To start this important conversation and hopefully make it most effective, consider the following:
- Have a family meeting. This approach depends on how parents would receive it – you don’t want to appear to be “ganging” up on them, but there is often a benefit to having all the children present for the discussion. This demonstrates that it is an issue that affects each member of the family. You can talk about how you want a clear plan in place now, so that when your parents are gone, these decisions don’t have to be made by the children. In that way too, the whole family is aware that discussions are happening, and open communication now can help alleviate questions later.
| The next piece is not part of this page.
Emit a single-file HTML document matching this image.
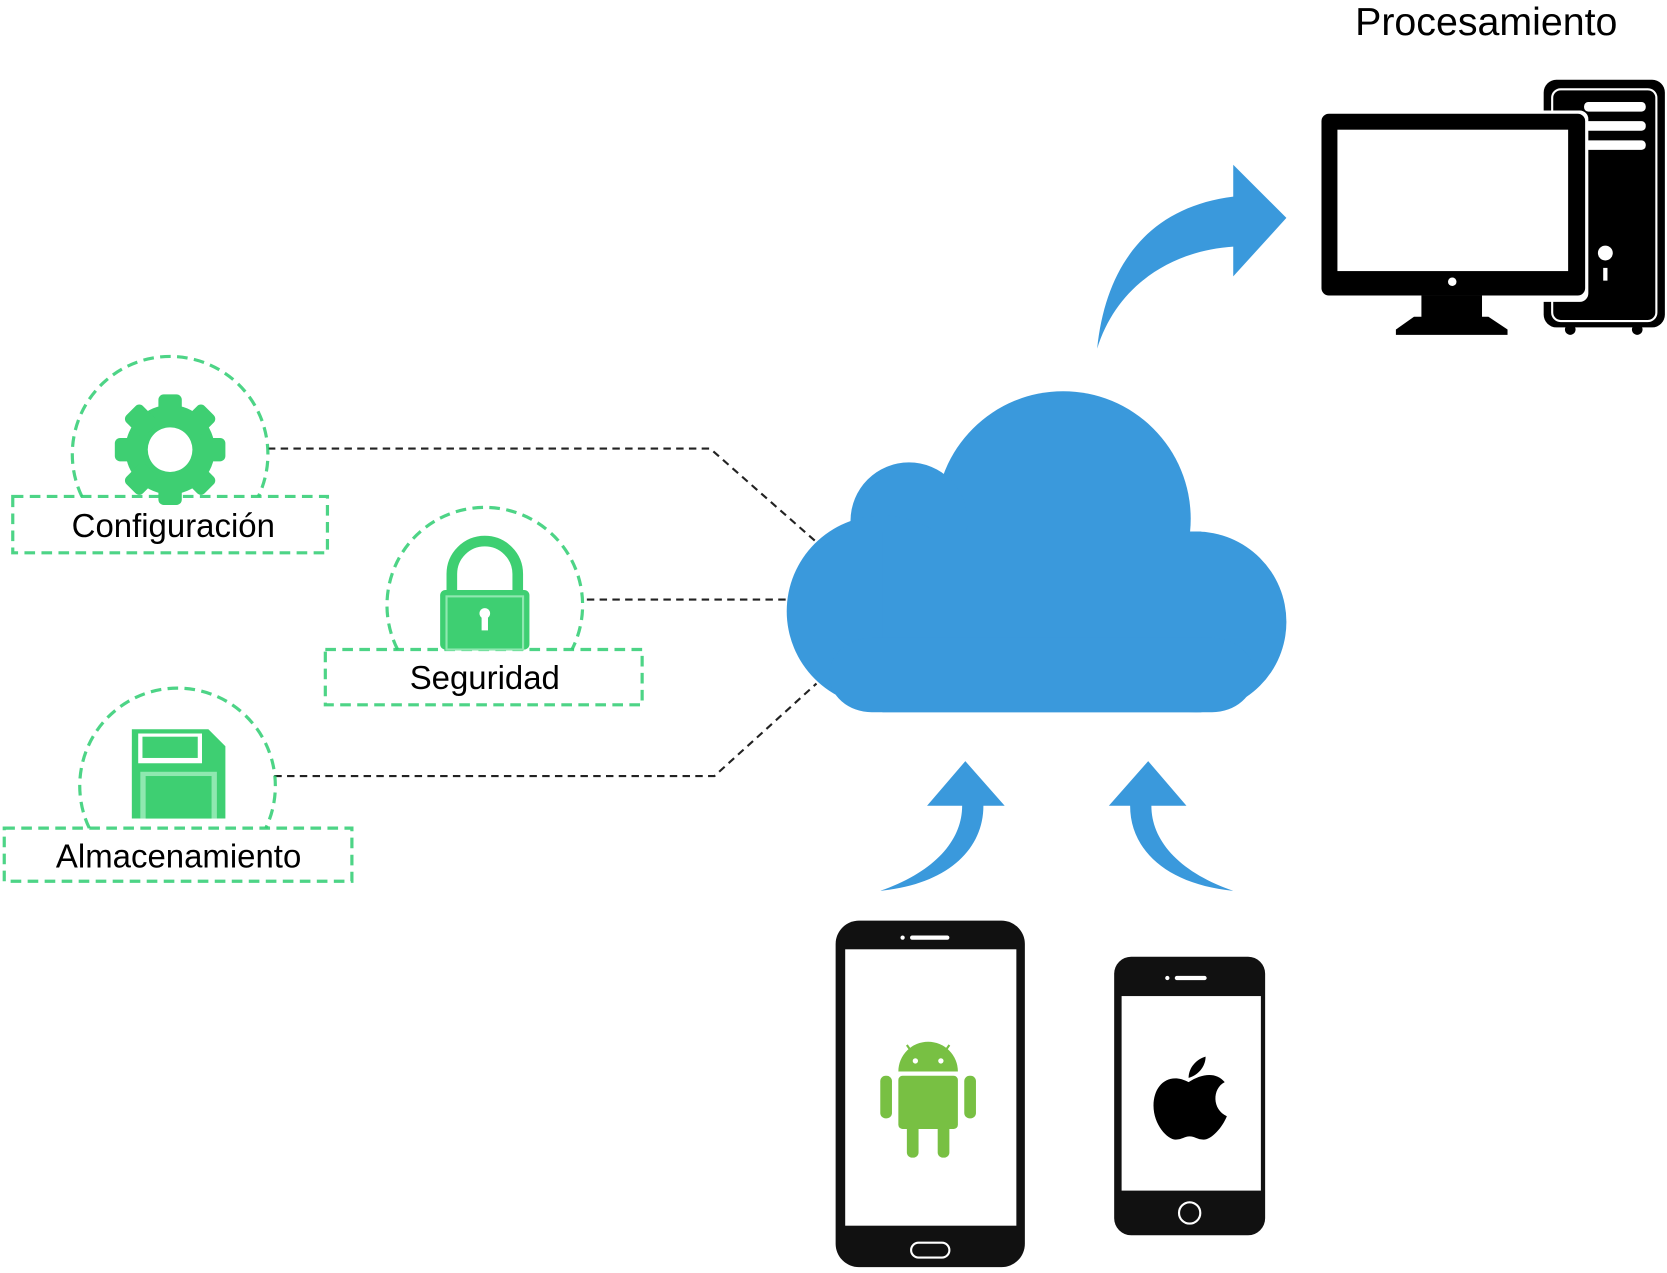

- Encourage the review of a current plan. Often parents say, “We took care of that 10 years ago.” One thing to consider: was the plan drafted by a general practice attorney or created by a qualified estate planning attorney? An estate planning attorney typically has more in depth understanding of not only the tax and other statutory nuances related to estate planning, but also the day-to-day practical issues that are involved in creating a clear plan that can be administered. If nothing else, a review of the current plan verifies that their plan continues to address their goals and life circumstances.
- Complete your own plan. This not only provides a “launching point” for a discussion with your parents, but also provides you with more knowledge in how the process works, and the benefits to having an estate plan in place. Just like they say on the airplane, if the oxygen masks come down, put yours on first before you assist someone next to you.
The state of a parent’s estate plan is ultimately felt most by those who are left to administer it –often, their children. Starting the conversation now about what the estate plan looks like can provide family harmony, peace of mind, and clarity for all those involved. As with all conversations, be considerate of those involved, understand that some individuals may need more time to process than others, and may not react in the same way that you would to a particular situation. Taking the initiative now, and helping your parents take the necessary action to complete a quality estate plan that will provide clarity and certainty for all your siblings, while perhaps difficult to begin, may be the best gift you ever provide your family.